Advertisement

2 Southland Concerns to Help Revolutionize Soviet Video Industry

Share
TIMES STAFF WRITER

Indiana Jones, Batman and R2D2 are going to Moscow.

Soviet-American International Co., a joint venture 49%-owned by Huntington Beach-based Unicorn Investments International, said Tuesday that it has signed an agreement with J2 Communications of Los Angeles to open the first video rental service for Western-produced movies in the Soviet Union.

The joint venture, also known as Sovaminco and 51%-controlled by Soviet government interests, plans to dispense movies from vending machines and rent combination television/VCRs largely to Western visitors. The service initially will be offered in hotel lobbies in Moscow and Leningrad and will eventually be expanded to other places frequented by business executives and tourists.

“There’ll be more Western businessmen going there for business deals and there’s nothing to do at night, especially in the cold winter months,” said James P. Jimirro, president and chief executive of J2.

Advertisement

J2 is the exclusive distributor for Los Angeles-based ITC Home Entertainment, whose movie library includes “On Golden Pond” and “Revenge of the Pink Panther.” It will provide $1.5 million in financing for the venture.

Jimirro said J2 put up about $150,000 for the venture’s initial outlet, which will have two video vending machines, each containing up to 320 video cassettes. It will supply an array of current and classic titles, including such hits as “Raiders of the Lost Ark,” “Batman” and “Star Wars.”

“We see enormous opportunities for significant profits,” he said. “The experience we’ll gain working with the hotels also positions us to participate fully as the Soviets become part of the worldwide video revolution.”

The videos are to be offered beginning in September at the Hotel Ukraine in Moscow, just months before Time Warner Inc. is scheduled to open its first American-style theaters in Moscow in 1991. English-, German- and Finnish-language movies will be available.

Sovaminco plans to expand the rental service to 12 other hotels in Moscow and Leningrad, where it already holds leases, and to other buildings, embassies and locations throughout the Soviet Union. Jimirro said the venture has agreements with hotels totaling 10,000 rooms, more than 90% of all hotel rooms in Moscow and Leningrad.

Sovaminco will operate the machines, manage the rental services and insure the business in U.S. dollars. While the initial operation will take only five major credit cards that pay vendors in hard currencies--Visa, MasterCard, American Express, Diners Club and Discover--the venture will eventually accept rubles, which currently are not convertible to dollars.

Advertisement

Before he started J2 in 1986, Jimirro was on the management committee of Walt Disney Co. in Burbank, where he founded and headed the Disney Cable Channel in 1983 and Walt Disney Home Video in 1980. In March, the company tentatively agreed to acquire National Lampoon magazine.

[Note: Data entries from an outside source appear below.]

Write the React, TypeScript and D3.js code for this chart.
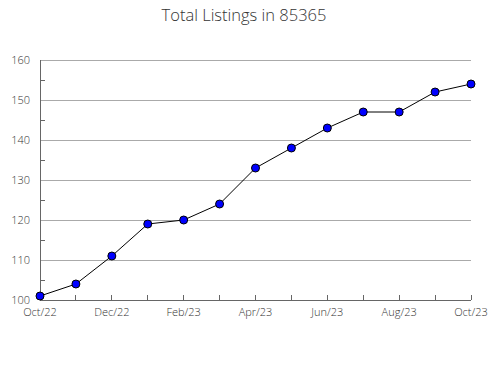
import React from "react";
import * as d3 from "d3";

const months = ["Oct/22","Nov/22","Dec/22","Jan/23","Feb/23","Mar/23","Apr/23","May/23","Jun/23","Jul/23","Aug/23","Sep/23","Oct/23"];
const values = [101, 104, 111, 119, 120, 124, 133, 138, 143, 147, 147, 152, 154];
const yMajor = [100, 110, 120, 130, 140, 150, 160];
const yMinor = [105, 115, 125, 135, 145, 155];
const title = "Total Listings in 85365";

export default function App() {
  const W = 490, H = 380;
  const left = 40, right = 471, top = 60, bottom = 300;
  const x = d3.scaleLinear().domain([0, months.length - 1]).range([left, right]);
  const y = d3.scaleLinear().domain([100, 160]).range([bottom, top]);
  const line = d3.line<number>().x((_, i) => x(i)).y(d => y(d));
  const font = "'Open Sans', sans-serif";
  return (
    <svg width={W} height={H} style={{ position: "absolute", left: 0, top: 0 }} fontFamily={font}>
      <rect width={W} height={H} fill="#fff" />
      <text x={W / 2 - 1} y={21} textAnchor="middle" fontSize={16.5} fill="#333" fontWeight={300}>{title}</text>
      {yMajor.map(v => (
        <line key={v} x1={left} x2={right} y1={y(v)} y2={y(v)} stroke="#aaa" strokeWidth={1} shapeRendering="crispEdges" />
      ))}
      {yMinor.map(v => (
        <line key={v} x1={left} x2={left + 5} y1={y(v)} y2={y(v)} stroke="#666" strokeWidth={1} shapeRendering="crispEdges" />
      ))}
      <line x1={left} x2={left} y1={top} y2={bottom} stroke="#666" shapeRendering="crispEdges" />
      <line x1={left} x2={right} y1={bottom} y2={bottom} stroke="#666" shapeRendering="crispEdges" />
      {months.map((m, i) => (
        <line key={m} x1={x(i)} x2={x(i)} y1={bottom} y2={bottom - 5} stroke="#666" shapeRendering="crispEdges" />
      ))}
      {yMajor.map(v => (
        <text key={v} x={30} y={y(v) + 4} textAnchor="end" fontSize={11} fill="#333" fontWeight={300}>{v}</text>
      ))}
      {months.map((m, i) => i % 2 === 0 ? (
        <text key={m} x={x(i)} y={316} textAnchor="middle" fontSize={11} fill="#333" fontWeight={300}>{m}</text>
      ) : null)}
      <path d={line(values) || ""} fill="none" stroke="#000" strokeWidth={1} />
      {values.map((v, i) => (
        <circle key={i} cx={x(i)} cy={y(v)} r={4} fill="#0000ff" stroke="#000" strokeWidth={1} />
      ))}
    </svg>
  );
}
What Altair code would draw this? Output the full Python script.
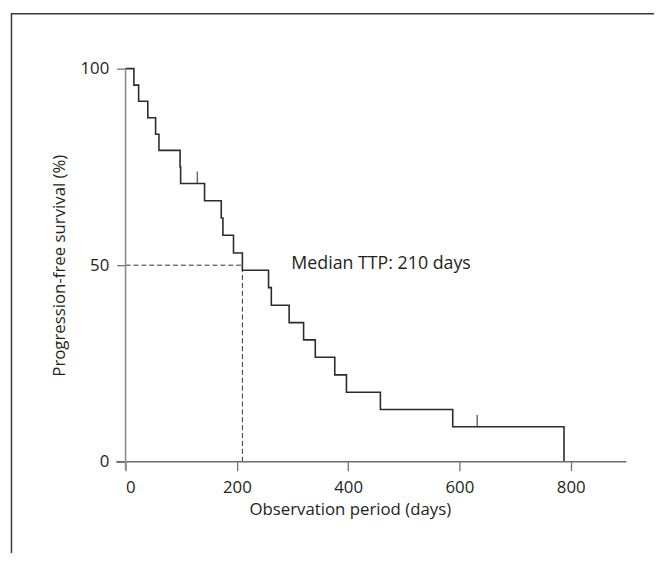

The video vending machines, which cost $25,000 each, are being supplied by Ontario-based Video View International Inc.

Martin Lopata, chairman and chief executive of Unicorn, said the venture has received Soviet government assurance that there will be no censorship of the movies it rents out. “Of course, common sense tells us (that) we not send ‘Hunt for Red October’ or any anti-Soviet films,” said Lopata, referring to the movie about a renegade Soviet submarine officer who wanted to defect to the West.

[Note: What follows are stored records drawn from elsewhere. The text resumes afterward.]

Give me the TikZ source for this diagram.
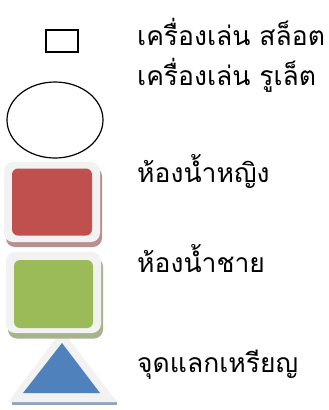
\documentclass[tikz,border=0pt]{standalone}
\usepackage{fontspec}
\usetikzlibrary{shapes.geometric}
\newfontfamily\thaifont[Script=Thai]{Loma}
\definecolor{framegray}{HTML}{F2F2F2}
\definecolor{ladyred}{HTML}{C0504D}
\definecolor{ladyshadow}{HTML}{B89090}
\definecolor{gentgreen}{HTML}{9BBB59}
\definecolor{gentshadow}{HTML}{A7B38C}
\definecolor{coinblue}{HTML}{4F81BD}
\definecolor{coinshadow}{HTML}{93A3BE}
\begin{document}
\begin{tikzpicture}[x=1pt,y=-1pt,
  legend text/.style={anchor=base west, inner sep=0pt, font=\thaifont\fontsize{26.5}{30}\selectfont},
  tile frame/.style={rectangle, rounded corners=9pt, fill=framegray, inner sep=0pt},
  tile face/.style={rectangle, rounded corners=6pt, inner sep=0pt}]

  \useasboundingbox (0,0) rectangle (329,410);

  % symbols
  \node[draw, line width=1.2pt, minimum width=32pt, minimum height=22pt, inner sep=0pt] (slot) at (62,41) {};
  \node[draw, ellipse, line width=1.2pt, minimum width=96pt, minimum height=76pt, inner sep=0pt] (roulette) at (55,120) {};

  % coin exchange triangle
  \fill[coinshadow] (12,402) rectangle (117,405);
  \fill[framegray] (62,330) -- (117,402) -- (8,402) -- cycle;
  \fill[coinblue] (62,343) -- (100,393) -- (23,393) -- cycle;

  % ladies room
  \node[tile frame, fill=ladyshadow, minimum width=96pt, minimum height=80pt] at (54,207) {};
  \node[tile frame, minimum width=96pt, minimum height=80pt] (ladies) at (52,202) {};
  \node[tile face, fill=ladyred, minimum width=80pt, minimum height=67pt] at (ladies) {};

  % gents room
  \node[tile frame, fill=gentshadow, minimum width=95pt, minimum height=81pt] at (55.5,298) {};
  \node[tile frame, minimum width=95pt, minimum height=81pt] (gents) at (53.5,292.5) {};
  \node[tile face, fill=gentgreen, minimum width=79pt, minimum height=68pt] at (53.5,294) {};

  % labels
  \node[legend text] (lslot) at (137,45) {เครื่องเล่น สล็อต};
  \node[legend text] (lroulette) at (137,85) {เครื่องเล่น รูเล็ต};
  \node[legend text] (lladies) at (137,182) {ห้องน้ำหญิง};
  \node[legend text] (lgents) at (137,272) {ห้องน้ำชาย};
  \node[legend text] (lexchange) at (137,372) {จุดแลกเหรียญ};

\end{tikzpicture}
\end{document}
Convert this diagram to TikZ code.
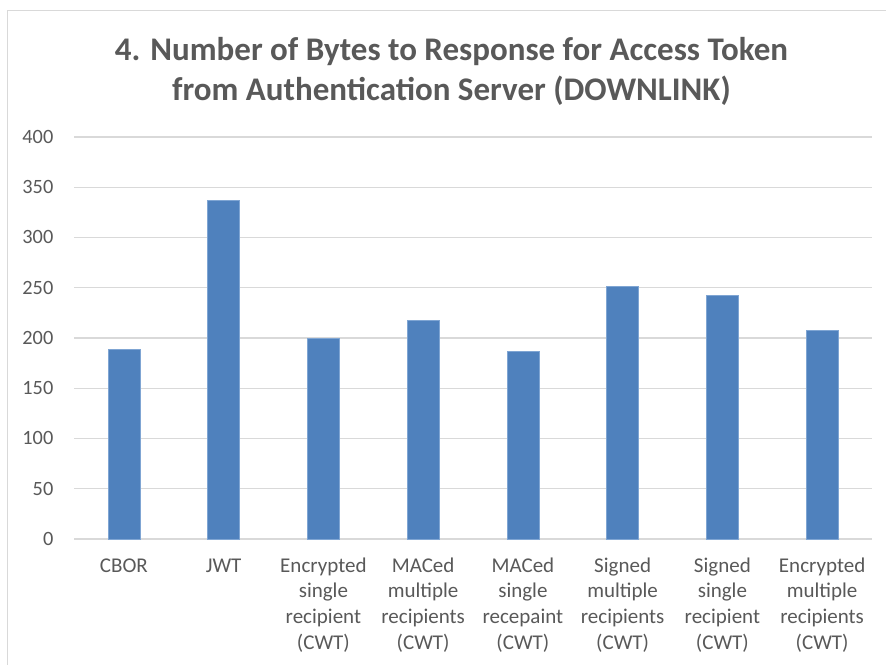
\documentclass[tikz,border=0pt]{standalone}
\usepackage{fontspec}
\setmainfont{Carlito}
\definecolor{txt}{HTML}{595959}
\definecolor{grid}{HTML}{D9D9D9}
\definecolor{barfill}{HTML}{4F81BD}
\definecolor{baredge}{HTML}{7FA5D3}
\begin{document}
\begin{tikzpicture}[x=1pt,y=-1pt,
  gridline/.style={draw=grid,line width=1.1pt},
  frameline/.style={draw=grid,line width=1.3pt},
  bar/.style={fill=barfill,draw=baredge,line width=0.7pt},
  ticklabel/.style={anchor=base east,inner sep=0pt,text=txt,font=\fontsize{20.3}{24}\selectfont},
  catlabel/.style={anchor=base,inner sep=0pt,text=txt,align=center,font=\fontsize{21}{25.8}\selectfont},
  charttitle/.style={anchor=base,inner sep=0pt,text=txt,align=center,font=\bfseries\fontsize{33}{39.3}\selectfont}]
\useasboundingbox (0,0) rectangle (886,664);
\fill[white] (0,0) rectangle (886,664);
% chart frame (left and top edges)
\draw[frameline] (7.5,670) -- (7.5,10.5) -- (892,10.5);
% title (anchor base sits on the last line)
\node[charttitle] (title) at (451.5,100) {4. Number of Bytes to Response for Access Token\\from Authentication Server (DOWNLINK)};
% gridlines and value axis labels
\foreach \v in {0,50,...,400}{
  \draw[gridline] (74,{539-1.005*\v}) -- (872,{539-1.005*\v});
  \node[ticklabel] (tick\v) at (53.5,{539-1.005*\v+6.4}) {\v};
}
% bars
\foreach \i/\v in {0/188.5,1/337,2/200,3/218,4/187,5/251.5,6/242.5,7/207.5}{
  \path[bar] ({123.9+99.75*\i-16},539) rectangle ({123.9+99.75*\i+16},{539-1.005*\v});
}
% category labels: \n is the number of lines, the base anchor is on the last one
\foreach \i/\n/\t in {0/1/CBOR,1/1/JWT,2/4/{Encrypted\\single\\recipient\\(CWT)},3/4/{MACed\\multiple\\recipients\\(CWT)},4/4/{MACed\\single\\recepaint\\(CWT)},5/4/{Signed\\multiple\\recipients\\(CWT)},6/4/{Signed\\single\\recipient\\(CWT)},7/4/{Encrypted\\multiple\\recipients\\(CWT)}}{
  \node[catlabel] (cat\i) at ({123.9+99.75*\i},{572+25.8*(\n-1)}) {\t};
}
\end{tikzpicture}
\end{document}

This is not the first Soviet venture for Lopata, a fourth-generation Russian-American. Last year, he opened gift shops that sell Soviet souvenirs and offered photocopying services in Soviet hotels, and he has imported Soviet gift items.

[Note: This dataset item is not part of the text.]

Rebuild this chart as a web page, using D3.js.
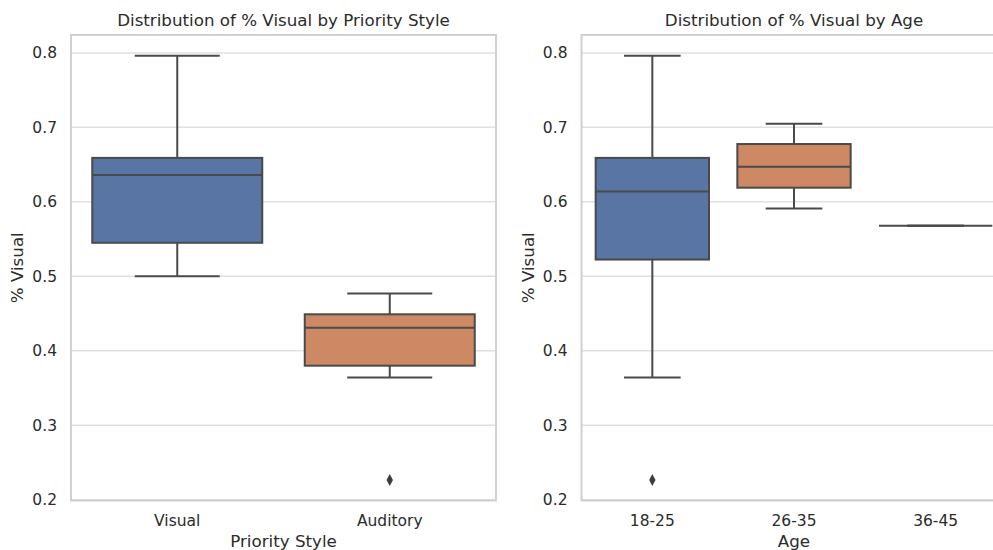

The Soviet partners in the video rental venture are: Mir Publishing, a subsidiary of Moscow’s Goscompechat, which is the state-owned printing concern; Sintez Cooperative, a Moscow cooperative controlled by the Moscow City Council, and Moskniga, another printing concern under the jurisdiction of the council and the Ministry of Printing.

The test rental service at the Ukraine will operate for two months before the service expands to other hotels, Lopata said. Jimirro added that the hotels in Moscow are: The Rossiya, National, Dom, Tourista, Mezhounarodnaya, Leningradskya, Pekin , Central Tourist House and Sovetskaya.

Advertisement

In Leningrad, the hotels are Hotel Leningrad, Korelia, Pulouskaya and Pribaltiskaya.